At the end of the time available for the excavation, there was concern about the future of the temple, and whether the cost of preserving or moving the temple would be supported by the Government. A solution was found thanks to the owners of Bucklersbury House, the building that would be constructed on the site, as reported in the Courier and Advertiser on the 2nd of October, 1954:
“The Temple of Mithras, recently uncovered in the City of London, is to be moved, brick by brick, and re-erected on a site 80 yards away.
A Ministry of Works statement yesterday said – It has been decided that the cost of preserving the remains of the Temple of Mithras in its present position, estimated at more that £500,000 cannot be met from public funds. Happily, however, Mr. A.V. Bridgland, and the owners of the site of Bucklersbury House, have made a most generous proposal, which the Government believe will be widely welcomed.
The temple is to be moved from its present low level and put up again in an open courtyard on the Queen Victoria Street front of Bucklersbury House site.
Estimated cost of the removal is £10,000 which is to be borne by the owner of the site.”
Photo from the book “Buried London” by William Thomson Hill (1955), showing the Temple of Mithras being rebuilt in its temporary location in October 1954 before being moved to Temple Court in Queen Victoria Street where it was put on open air, public display in the early 1960s:
It is interesting to speculate just how original many of these early buildings remain.
Grimes, in his book states that the individual stones of the temple were not numbered, rather the walls were photographed and the rebuild of the temple was based on these photos.
The reconstruction in the London Mithraeum also used new mortar between the stones, but using a formula which would have been used at the time..
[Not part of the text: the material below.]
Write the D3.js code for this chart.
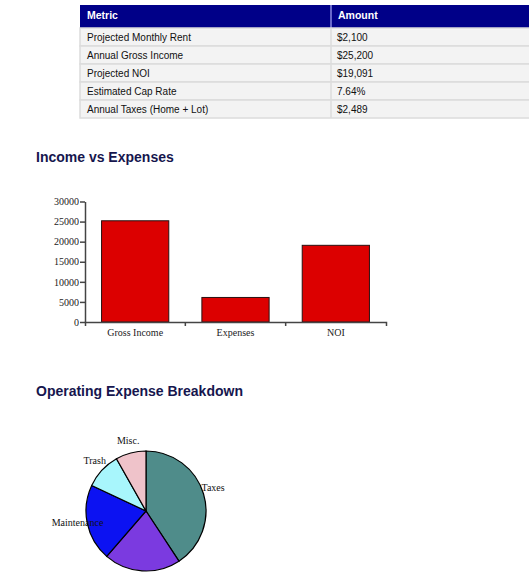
<!DOCTYPE html>
<html>
  <head>
    <meta charset="utf-8">
    <script src="https://d3js.org/d3.v7.min.js"></script>
    <style>
      body { margin: 0; background: #fff; }
    </style>
  </head>
  <body>
    <script type="text/javascript">

    // summary table
    var tableHeaders = ["Metric", "Amount"];
    var tableMetrics = ["Projected Monthly Rent", "Annual Gross Income", "Projected NOI", "Estimated Cap Rate", "Annual Taxes (Home + Lot)"];
    var tableAmounts = ["$2,100", "$25,200", "$19,091", "7.64%", "$2,489"];

    // income vs expenses bars
    var barCategories = ["Gross Income", "Expenses", "NOI"];
    var barValues = [25200, 6109, 19091];
    var barTicks = [0, 5000, 10000, 15000, 20000, 25000, 30000];

    // expense breakdown pie
    var pieLabels = ["Taxes", "Insurance", "Maintenance", "Trash", "Misc."];
    var pieValues = [2489, 1260, 1260, 600, 500];
    var pieColors = ["#4f8c8a", "#7b3ae0", "#0c12f2", "#a8f6fc", "#efc3ca"];

    var W = 529, H = 576;

    var svg = d3.select("body").append("svg")
        .attr("width", W)
        .attr("height", H);

    var sans = "'Liberation Sans', Arial, sans-serif";
    var serif = "'Liberation Serif', 'Times New Roman', serif";

    drawTable();
    drawBars();
    drawPie();

    function drawTable(){
        var left = 80, colSplit = 331, right = 545;
        var headTop = 5, headH = 23, rowH = 18;

        var t = svg.append("g");

        t.append("rect")
            .attr("x", left).attr("y", headTop)
            .attr("width", right - left).attr("height", headH)
            .attr("fill", "#000088");
        t.append("line")
            .attr("x1", colSplit).attr("x2", colSplit)
            .attr("y1", headTop).attr("y2", headTop + headH)
            .attr("stroke", "#8a8ae0").attr("stroke-width", 1.5);

        t.selectAll(".head")
            .data(tableHeaders)
            .enter().append("text")
            .attr("x", function (d, i) { return (i == 0 ? left : colSplit) + 7; })
            .attr("y", headTop + headH / 2 - 1)
            .attr("dy", "0.35em")
            .style("font-family", sans)
            .style("font-size", "10.5px")
            .style("font-weight", "bold")
            .attr("fill", "#fff")
            .text(function (d) { return d; });

        var rows = t.selectAll(".row")
            .data(tableMetrics)
            .enter().append("g")
            .attr("transform", function (d, i) { return "translate(0," + (headTop + headH + i * rowH) + ")"; });

        rows.append("rect")
            .attr("x", left).attr("y", 0)
            .attr("width", right - left).attr("height", rowH)
            .attr("fill", "#f3f3f3")
            .attr("stroke", "#dcdcdc")
            .attr("stroke-width", 1.5);
        rows.append("line")
            .attr("x1", colSplit).attr("x2", colSplit)
            .attr("y1", 0).attr("y2", rowH)
            .attr("stroke", "#dcdcdc").attr("stroke-width", 1.5);

        rows.append("text")
            .attr("x", left + 7)
            .attr("y", rowH / 2)
            .attr("dy", "0.35em")
            .style("font-family", sans)
            .style("font-size", "10px")
            .attr("fill", "#111")
            .text(function (d) { return d; });

        rows.append("text")
            .attr("x", colSplit + 6)
            .attr("y", rowH / 2)
            .attr("dy", "0.35em")
            .style("font-family", sans)
            .style("font-size", "10px")
            .attr("fill", "#111")
            .text(function (d, i) { return tableAmounts[i]; });
    }

    function sectionTitle(txt, x, y){
        svg.append("text")
            .attr("x", x).attr("y", y)
            .attr("dy", "0.35em")
            .style("font-family", sans)
            .style("font-size", "14px")
            .style("font-weight", "bold")
            .attr("fill", "#16164e")
            .text(txt);
    }

    function drawBars(){
        sectionTitle("Income vs Expenses", 36, 157);

        var x = d3.scaleBand()
            .domain(barCategories)
            .range([85, 386])
            .paddingInner(0.33)
            .paddingOuter(0.165);

        var y = d3.scaleLinear()
            .domain([0, 30000])
            .range([322, 201.5]);

        var g = svg.append("g");

        g.selectAll(".bar")
            .data(barValues)
            .enter().append("rect")
            .attr("x", function (d, i) { return x(barCategories[i]); })
            .attr("y", function (d) { return y(d); })
            .attr("width", x.bandwidth())
            .attr("height", function (d) { return y(0) - y(d); })
            .attr("fill", "#dc0000")
            .attr("stroke", "#2a1010")
            .attr("stroke-width", 1);

        // y axis
        var yAxis = g.append("g")
            .attr("transform", "translate(85,0)")
            .call(d3.axisLeft(y).tickValues(barTicks).tickSize(5).tickSizeOuter(0).tickFormat(d3.format("d")));
        yAxis.selectAll("text")
            .style("font-family", serif)
            .style("font-size", "10px")
            .attr("x", -6)
            .attr("fill", "#222");

        // x axis, ticks at band edges
        var xAxis = g.append("g")
            .attr("transform", "translate(0,322)")
            .call(d3.axisBottom(x).tickSizeInner(0).tickSizeOuter(4).tickPadding(7));
        xAxis.selectAll("text")
            .style("font-family", serif)
            .style("font-size", "10px")
            .attr("fill", "#222");

        var edges = barCategories.slice(1).map(function (c) { return x(c) - x.step() * x.paddingInner() / 2; });
        xAxis.selectAll(".edge")
            .data(edges)
            .enter().append("line")
            .attr("x1", function (d) { return d; })
            .attr("x2", function (d) { return d; })
            .attr("y1", 0).attr("y2", 4)
            .attr("stroke", "#444").attr("stroke-width", 1.5);

        g.selectAll(".domain, .tick line")
            .attr("stroke", "#444")
            .attr("stroke-width", 1.5);
    }

    function drawPie(){
        sectionTitle("Operating Expense Breakdown", 36, 391);

        var cx = 146, cy = 511, r = 60;

        var pie = d3.pie().sort(null);
        var arc = d3.arc().innerRadius(0).outerRadius(r);
        var labelArc = d3.arc().innerRadius(70).outerRadius(70);

        var g = svg.append("g")
            .attr("transform", "translate(" + cx + "," + cy + ")");

        var slices = pie(pieValues);

        g.selectAll(".slice")
            .data(slices)
            .enter().append("path")
            .attr("d", arc)
            .attr("fill", function (d, i) { return pieColors[i]; })
            .attr("stroke", "#000")
            .attr("stroke-width", 1.2);

        // labels whose anchor lands below the page fold are not drawn (the view is cut there)
        var visible = slices.filter(function (d) { return cy + labelArc.centroid(d)[1] < H; });

        g.selectAll(".label")
            .data(visible)
            .enter().append("text")
            .attr("transform", function (d) { return "translate(" + labelArc.centroid(d) + ")"; })
            .attr("text-anchor", "middle")
            .attr("dy", "0.05em")
            .style("font-family", serif)
            .style("font-size", "10px")
            .attr("fill", "#111")
            .text(function (d) { return pieLabels[d.index]; });
    }

    </script>
  </body>
</html>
The Temple of Mithras remained in the open until the Bloomberg building was constructed on a large site, which included the location of the post-war Bucklersbury House.
The Temple of Mithras is not in exactly the same position as when discovered as it is a small distance to the west, but it is close enough, and at the level below ground to its original location.
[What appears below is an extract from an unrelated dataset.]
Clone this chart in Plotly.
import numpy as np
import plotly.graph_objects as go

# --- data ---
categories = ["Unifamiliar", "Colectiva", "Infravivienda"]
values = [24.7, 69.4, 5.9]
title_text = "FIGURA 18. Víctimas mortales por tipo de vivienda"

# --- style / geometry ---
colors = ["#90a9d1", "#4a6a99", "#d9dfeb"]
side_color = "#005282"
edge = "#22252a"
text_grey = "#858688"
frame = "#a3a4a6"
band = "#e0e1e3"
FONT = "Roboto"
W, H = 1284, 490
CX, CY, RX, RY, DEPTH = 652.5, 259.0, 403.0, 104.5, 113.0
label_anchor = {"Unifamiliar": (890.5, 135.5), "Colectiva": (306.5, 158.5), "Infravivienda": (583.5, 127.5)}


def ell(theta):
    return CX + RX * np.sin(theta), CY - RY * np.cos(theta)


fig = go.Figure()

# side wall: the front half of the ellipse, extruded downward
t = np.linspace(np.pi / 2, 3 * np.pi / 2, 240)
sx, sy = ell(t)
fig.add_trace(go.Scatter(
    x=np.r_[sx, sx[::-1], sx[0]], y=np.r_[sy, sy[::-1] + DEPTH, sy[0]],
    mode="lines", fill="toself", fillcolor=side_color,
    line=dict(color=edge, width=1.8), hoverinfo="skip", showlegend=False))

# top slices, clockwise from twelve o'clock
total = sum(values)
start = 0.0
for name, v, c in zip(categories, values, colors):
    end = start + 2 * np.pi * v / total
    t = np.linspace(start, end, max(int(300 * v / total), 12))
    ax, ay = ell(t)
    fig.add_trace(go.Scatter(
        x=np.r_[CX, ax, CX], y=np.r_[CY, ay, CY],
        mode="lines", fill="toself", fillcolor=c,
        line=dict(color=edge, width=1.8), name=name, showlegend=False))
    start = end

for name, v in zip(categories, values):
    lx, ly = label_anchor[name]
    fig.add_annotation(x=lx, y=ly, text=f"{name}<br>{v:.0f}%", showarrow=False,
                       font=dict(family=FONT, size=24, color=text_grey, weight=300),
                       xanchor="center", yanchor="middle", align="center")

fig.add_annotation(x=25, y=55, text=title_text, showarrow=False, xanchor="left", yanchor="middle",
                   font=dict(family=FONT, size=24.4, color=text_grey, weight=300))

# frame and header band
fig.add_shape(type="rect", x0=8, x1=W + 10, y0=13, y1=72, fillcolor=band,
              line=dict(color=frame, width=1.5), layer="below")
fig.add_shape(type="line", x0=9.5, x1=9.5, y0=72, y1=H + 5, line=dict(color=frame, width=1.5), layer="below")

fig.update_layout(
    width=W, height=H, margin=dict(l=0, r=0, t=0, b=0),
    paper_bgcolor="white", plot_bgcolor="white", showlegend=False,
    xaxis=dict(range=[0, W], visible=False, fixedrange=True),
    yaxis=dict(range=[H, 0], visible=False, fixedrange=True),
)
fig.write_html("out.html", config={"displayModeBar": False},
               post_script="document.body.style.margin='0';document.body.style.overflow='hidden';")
There is also an exhibition of many of the finds from the site, including a steelyard balance and weights, used for measuring the weight of goods which would have been suspended from the hook on the right:
The Temple of Mithras is well worth a visit. As well as the physical remains of the temple and finds from the site, the presentation as part of the London Mithraeum provides a good impression of how the temple may have been used, when it was sitting on the banks of the Walbrook, some 1800 years ago.
The Vine Street Roman Wall
The City Wall at Vine Street is the name of a new exhibition of part of the Roman London wall in the basement area of a new building complex that seems to consist of student accommodation and offices.
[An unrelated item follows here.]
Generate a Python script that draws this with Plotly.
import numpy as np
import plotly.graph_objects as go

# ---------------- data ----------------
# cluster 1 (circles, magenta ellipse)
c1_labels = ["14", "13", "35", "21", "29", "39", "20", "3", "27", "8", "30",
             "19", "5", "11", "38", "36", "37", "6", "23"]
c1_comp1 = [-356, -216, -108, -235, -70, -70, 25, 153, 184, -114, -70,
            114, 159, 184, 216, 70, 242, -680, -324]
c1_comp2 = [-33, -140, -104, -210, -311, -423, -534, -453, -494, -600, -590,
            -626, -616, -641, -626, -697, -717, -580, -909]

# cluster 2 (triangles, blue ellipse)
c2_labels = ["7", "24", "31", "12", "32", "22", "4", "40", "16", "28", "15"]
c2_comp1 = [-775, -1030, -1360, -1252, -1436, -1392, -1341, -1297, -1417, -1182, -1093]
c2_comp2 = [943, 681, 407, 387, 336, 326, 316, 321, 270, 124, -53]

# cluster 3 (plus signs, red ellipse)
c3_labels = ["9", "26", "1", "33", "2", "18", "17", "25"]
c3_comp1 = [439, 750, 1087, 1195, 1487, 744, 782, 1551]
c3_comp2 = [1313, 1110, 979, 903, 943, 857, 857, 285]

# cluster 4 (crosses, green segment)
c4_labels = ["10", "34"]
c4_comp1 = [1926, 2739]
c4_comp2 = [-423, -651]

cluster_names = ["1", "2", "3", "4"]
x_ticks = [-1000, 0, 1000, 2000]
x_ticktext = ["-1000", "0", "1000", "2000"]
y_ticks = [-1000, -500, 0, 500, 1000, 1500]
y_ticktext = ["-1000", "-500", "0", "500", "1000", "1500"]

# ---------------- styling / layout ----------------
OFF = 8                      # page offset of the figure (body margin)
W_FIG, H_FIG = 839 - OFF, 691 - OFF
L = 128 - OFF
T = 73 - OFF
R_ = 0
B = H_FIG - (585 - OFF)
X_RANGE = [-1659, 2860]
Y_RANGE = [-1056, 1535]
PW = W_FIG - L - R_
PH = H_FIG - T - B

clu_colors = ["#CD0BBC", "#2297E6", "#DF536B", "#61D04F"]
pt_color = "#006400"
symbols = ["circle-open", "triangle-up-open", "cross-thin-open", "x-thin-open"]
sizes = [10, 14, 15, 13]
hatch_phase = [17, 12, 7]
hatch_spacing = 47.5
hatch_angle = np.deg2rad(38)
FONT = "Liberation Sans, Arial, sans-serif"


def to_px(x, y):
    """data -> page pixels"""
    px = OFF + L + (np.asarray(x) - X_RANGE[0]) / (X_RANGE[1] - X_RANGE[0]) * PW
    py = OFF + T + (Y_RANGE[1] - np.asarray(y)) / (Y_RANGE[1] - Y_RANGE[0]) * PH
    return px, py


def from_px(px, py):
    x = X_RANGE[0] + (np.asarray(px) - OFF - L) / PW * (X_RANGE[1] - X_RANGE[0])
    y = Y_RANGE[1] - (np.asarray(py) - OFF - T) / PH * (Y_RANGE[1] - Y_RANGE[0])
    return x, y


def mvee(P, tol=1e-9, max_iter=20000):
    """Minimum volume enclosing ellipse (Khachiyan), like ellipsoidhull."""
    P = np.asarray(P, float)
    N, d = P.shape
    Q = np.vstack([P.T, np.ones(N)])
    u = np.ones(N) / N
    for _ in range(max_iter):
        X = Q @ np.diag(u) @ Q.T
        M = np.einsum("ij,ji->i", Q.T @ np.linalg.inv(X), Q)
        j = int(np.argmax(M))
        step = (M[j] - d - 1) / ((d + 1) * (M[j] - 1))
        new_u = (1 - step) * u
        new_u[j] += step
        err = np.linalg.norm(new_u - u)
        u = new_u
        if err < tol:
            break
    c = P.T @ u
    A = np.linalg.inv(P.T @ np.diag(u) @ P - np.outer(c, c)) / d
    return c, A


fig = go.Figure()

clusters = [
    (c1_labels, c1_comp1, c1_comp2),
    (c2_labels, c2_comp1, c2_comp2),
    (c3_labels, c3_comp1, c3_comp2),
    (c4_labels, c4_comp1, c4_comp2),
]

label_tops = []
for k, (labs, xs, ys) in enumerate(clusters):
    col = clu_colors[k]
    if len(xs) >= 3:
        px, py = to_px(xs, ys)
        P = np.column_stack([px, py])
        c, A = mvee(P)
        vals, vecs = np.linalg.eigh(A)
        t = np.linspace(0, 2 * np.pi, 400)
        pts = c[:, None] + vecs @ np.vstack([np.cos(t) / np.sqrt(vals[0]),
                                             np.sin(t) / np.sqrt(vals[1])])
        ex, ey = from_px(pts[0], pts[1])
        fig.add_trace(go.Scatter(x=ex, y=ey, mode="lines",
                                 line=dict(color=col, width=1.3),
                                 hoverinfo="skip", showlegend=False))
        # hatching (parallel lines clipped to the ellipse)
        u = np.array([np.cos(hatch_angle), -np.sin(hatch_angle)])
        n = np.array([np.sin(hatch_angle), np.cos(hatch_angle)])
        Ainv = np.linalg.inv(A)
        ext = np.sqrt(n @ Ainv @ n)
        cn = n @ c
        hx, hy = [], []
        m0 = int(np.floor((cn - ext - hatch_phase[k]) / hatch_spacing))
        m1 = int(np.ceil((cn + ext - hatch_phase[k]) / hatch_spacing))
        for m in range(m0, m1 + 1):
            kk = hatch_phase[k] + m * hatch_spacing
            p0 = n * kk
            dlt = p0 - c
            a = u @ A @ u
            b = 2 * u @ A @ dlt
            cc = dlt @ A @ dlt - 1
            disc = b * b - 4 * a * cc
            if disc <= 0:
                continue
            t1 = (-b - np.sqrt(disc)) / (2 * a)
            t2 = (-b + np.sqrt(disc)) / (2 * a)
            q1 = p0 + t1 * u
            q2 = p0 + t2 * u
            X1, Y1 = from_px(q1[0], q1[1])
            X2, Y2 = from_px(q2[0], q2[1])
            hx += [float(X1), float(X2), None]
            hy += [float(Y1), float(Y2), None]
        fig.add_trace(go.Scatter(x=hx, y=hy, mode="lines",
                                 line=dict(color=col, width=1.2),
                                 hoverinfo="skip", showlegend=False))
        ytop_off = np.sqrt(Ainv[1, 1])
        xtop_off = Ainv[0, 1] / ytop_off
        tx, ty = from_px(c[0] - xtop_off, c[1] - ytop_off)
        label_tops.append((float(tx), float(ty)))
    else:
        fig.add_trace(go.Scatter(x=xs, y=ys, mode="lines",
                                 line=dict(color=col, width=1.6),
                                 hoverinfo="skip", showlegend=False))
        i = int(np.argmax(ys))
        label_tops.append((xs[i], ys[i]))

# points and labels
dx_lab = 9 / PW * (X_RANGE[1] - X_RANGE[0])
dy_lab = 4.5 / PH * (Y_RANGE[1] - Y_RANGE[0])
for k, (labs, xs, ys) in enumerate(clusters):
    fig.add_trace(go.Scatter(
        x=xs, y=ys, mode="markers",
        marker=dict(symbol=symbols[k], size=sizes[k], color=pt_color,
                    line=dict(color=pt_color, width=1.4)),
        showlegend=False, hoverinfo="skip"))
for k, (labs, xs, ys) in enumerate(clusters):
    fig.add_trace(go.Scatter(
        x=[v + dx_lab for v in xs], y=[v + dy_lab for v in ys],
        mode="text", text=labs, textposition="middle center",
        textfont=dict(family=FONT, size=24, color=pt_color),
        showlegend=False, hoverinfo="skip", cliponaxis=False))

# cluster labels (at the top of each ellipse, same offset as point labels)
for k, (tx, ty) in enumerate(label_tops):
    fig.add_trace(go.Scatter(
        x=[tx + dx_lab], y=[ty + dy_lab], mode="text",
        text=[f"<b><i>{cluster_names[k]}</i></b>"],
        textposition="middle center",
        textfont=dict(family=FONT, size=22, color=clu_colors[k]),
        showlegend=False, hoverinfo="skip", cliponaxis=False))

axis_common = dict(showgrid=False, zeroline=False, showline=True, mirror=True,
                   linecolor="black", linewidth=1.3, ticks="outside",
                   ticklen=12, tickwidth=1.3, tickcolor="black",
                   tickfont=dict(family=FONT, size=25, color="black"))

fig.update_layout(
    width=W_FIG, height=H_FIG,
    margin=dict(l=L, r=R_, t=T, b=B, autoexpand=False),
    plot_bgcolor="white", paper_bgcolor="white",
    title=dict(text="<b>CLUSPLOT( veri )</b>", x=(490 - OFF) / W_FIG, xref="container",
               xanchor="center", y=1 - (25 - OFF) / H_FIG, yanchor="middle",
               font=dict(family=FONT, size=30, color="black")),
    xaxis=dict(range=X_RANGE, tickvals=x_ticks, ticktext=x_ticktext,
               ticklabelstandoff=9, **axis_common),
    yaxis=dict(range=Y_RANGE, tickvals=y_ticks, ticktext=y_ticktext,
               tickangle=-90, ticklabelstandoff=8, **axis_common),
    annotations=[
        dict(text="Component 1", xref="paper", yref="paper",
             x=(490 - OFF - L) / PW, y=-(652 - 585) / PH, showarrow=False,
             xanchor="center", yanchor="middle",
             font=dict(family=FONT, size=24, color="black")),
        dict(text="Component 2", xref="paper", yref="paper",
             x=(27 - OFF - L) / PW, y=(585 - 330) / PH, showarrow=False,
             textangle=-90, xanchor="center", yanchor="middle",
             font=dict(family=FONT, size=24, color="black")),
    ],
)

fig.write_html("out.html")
Although the name of the exhibition includes Vine Street, the entrance is at 12 Jewry Street. The overall building complex sits between Jewry Street and Vine Street.
After entering at ground level, a walk down to the lower level reveals the section of London wall:
The face of the wall in the above photo is the side that was on the inside of the City of London.
The presentation of the wall is really very good, because it shows not just the Roman wall, but also tells the story of how it has survived for so long.
Today, in preparation for a new building, the existing building on the site is usually fully demolished, down to a big hole in the ground. The new building is then constructed without any use of parts of the structure of the previous building.
This is starting to change, for example the old BT building on Newgate Street is being completely remodeled, and the building’s structural frame will be mainly retained in a building that will look completely different from the outside.
In the past, where there were existing walls, it was often very cost effective to incorporate these into a new building. I have written about a couple of examples in previous posts such as St. Alphage on London Wall, the Bastions and Wall between London Wall and St. Giles, Cripplegate, and the Roman Wall on Tower Hill, and it was only by being included in much later buildings that these earlier structures have survived.
The Roman Wall did continue in use during the medieval period, when medieval brick and stone work extended the height of the wall as the ground level in many parts of London was gradually rising, but it was becoming redundant.
The City was expanding outside the wall, so although parts were demolished and stones often reused as building material, other parts of the wall were built against, and included in new structures, and the section on display became part of a number of buildings on the site.
In the construction of a new building on the site in 1905, the wall was exposed, and thankfully it was preserved in the basement.
In the above photo, the black piers supporting the wall are from the 1905 construction, and underneath are jacks installed as part of the build of the current building on the site.
And to the left of the Roman wall in the above photo, and more clearly in the photo below, can be seen the walls of the last building on the site, and how they butted up to the Roman wall:
Walking to the other side of the wall and we are now presented with the wall that would have faced outside of the City:
And we can also see the remains of a bastion, a small building on the side of the wall, usually with a semi-circular end, that was used for defensive purposes:
As with the London Mithraeum, there is a large display of the many finds from the site and surrounding area:
The finds represent the whole period that the wall has stood on the site. As the level of the ground increased in height, centuries of London’s rubbish, broken pottery and china, accidently lost personal items, animal bones and the waste from industrial activities have all accumulated:
One of the finds is a bit of a mystery. It was found further to the south in 1957, during construction work in Crosswall. It appears to be a stele (an upright stone slab bearing a relief and / or an inscription, and often used as a gravestone):
It is believed to have come from the eastern Mediterranean and dating from around 200 BC, with the inscription perhaps being added a couple of centuries later.
It is unclear how the stone came to be in the City of London, and one of the theories put forward was that the stone was brought to London many centuries later during a Grand Tour, when those rich enough and still relatively young, would embark on a tour through the major cultural and historical centers of Europe and bring back artifacts from their travels.
The Vine Street Roman wall is also very well worth a visit. A different form of presentation to the Temple of Mithras, but it shows how the wall survived by becoming part of much later buildings.